- [Instructions to follow]:
Locate the string "chart" in the listing below. Copy every line where it is found.

• • • •

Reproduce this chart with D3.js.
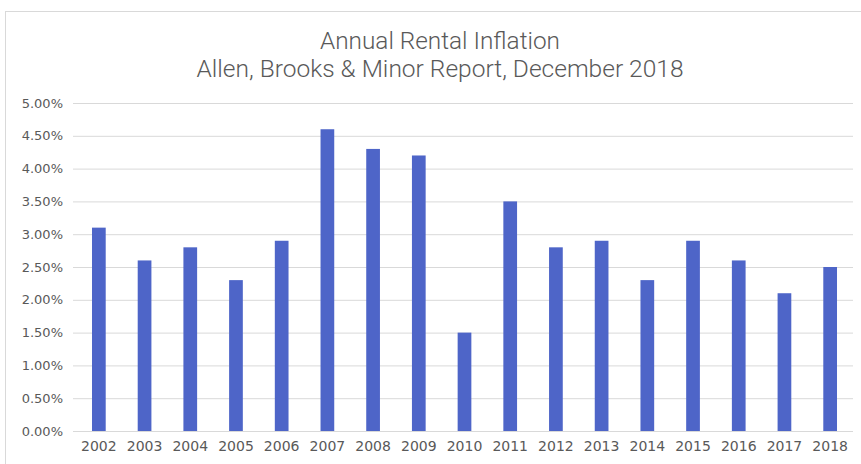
<!DOCTYPE html>
<html>
<head>
<meta charset="utf-8">
<script src="https://cdn.jsdelivr.net/npm/d3@7"></script>
<style>
  body { margin: 0; background: #fff; }
</style>
</head>
<body>
<div class="chart"></div>
<script>
const years = ['2002', '2003', '2004', '2005', '2006', '2007', '2008', '2009', '2010',
  '2011', '2012', '2013', '2014', '2015', '2016', '2017', '2018'];
const inflation = [3.1, 2.6, 2.8, 2.3, 2.9, 4.6, 4.3, 4.2, 1.5, 3.5, 2.8, 2.9, 2.3, 2.9, 2.6, 2.1, 2.5];
const yTicks = [0, 0.5, 1, 1.5, 2, 2.5, 3, 3.5, 4, 4.5, 5];
const titleLines = ['Annual Rental Inflation', 'Allen, Brooks & Minor Report, December 2018'];

const width = 861,
  height = 464,
  plotLeft = 73,
  plotRight = 853,
  plotTop = 103,
  plotBottom = 431,
  barColor = '#4e65c8',
  textColor = '#595959',
  gridColor = '#d9d9d9';

const data = years.map((y, i) => ({ year: y, value: inflation[i] }));

const svg = d3.select('.chart')
  .append('svg')
  .attr('width', width)
  .attr('height', height);

// outer chart frame
svg.append('rect')
  .attr('x', 5.5)
  .attr('y', 11.5)
  .attr('width', width)
  .attr('height', height)
  .attr('fill', 'none')
  .attr('stroke', '#d9d9d9');

// bands sit a little right of the gridline start
const xScale = d3.scaleBand()
  .domain(years)
  .range([plotLeft + 3, plotRight])
  .paddingInner(0.7)
  .paddingOuter(0.35);

const yScale = d3.scaleLinear()
  .domain([0, 5])
  .range([plotBottom, plotTop]);

// gridlines + y labels
const yAxis = d3.axisLeft(yScale)
  .tickValues(yTicks)
  .tickSize(-(plotRight - plotLeft))
  .tickPadding(10)
  .tickFormat(d => d.toFixed(2) + '%');

const yG = svg.append('g')
  .attr('transform', `translate(${plotLeft}, 0)`)
  .call(yAxis);
yG.select('.domain').remove();
yG.selectAll('line').attr('stroke', gridColor);
yG.selectAll('text')
  .attr('fill', textColor)
  .style('font', '13px "DejaVu Sans"');

// bars
svg.selectAll('.bar')
  .data(data)
  .enter()
  .append('rect')
  .attr('class', 'bar')
  .attr('x', d => xScale(d.year))
  .attr('y', d => yScale(d.value))
  .attr('width', xScale.bandwidth())
  .attr('height', d => yScale(0) - yScale(d.value))
  .attr('fill', barColor);

// x axis
const xAxis = d3.axisBottom(xScale)
  .tickSize(0)
  .tickPadding(10);

const xG = svg.append('g')
  .attr('transform', `translate(0, ${plotBottom})`)
  .call(xAxis);
xG.select('.domain')
  .attr('d', `M${plotLeft},0.5H${plotRight}`)
  .attr('stroke', gridColor);
xG.selectAll('text')
  .attr('fill', textColor)
  .style('font', '14px "DejaVu Sans"');

// title, squeezed to look like the narrow original face
const titleWidths = [240, 487];
svg.selectAll('.title')
  .data(titleLines)
  .enter()
  .append('text')
  .attr('class', 'title')
  .attr('x', 440)
  .attr('y', (d, i) => 49 + i * 28)
  .attr('text-anchor', 'middle')
  .attr('fill', textColor)
  .attr('textLength', (d, i) => titleWidths[i])
  .attr('lengthAdjust', 'spacingAndGlyphs')
  .style('font-family', 'Roboto, "DejaVu Sans", sans-serif')
  .style('font-weight', 300)
  .style('font-size', '23px')
  .text(d => d);
</script>
</body>
</html>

• • • •

- [Solution to this task]:
Reproduce this chart with D3.js.
<div class="chart"></div>
const svg = d3.select('.chart')
// outer chart frame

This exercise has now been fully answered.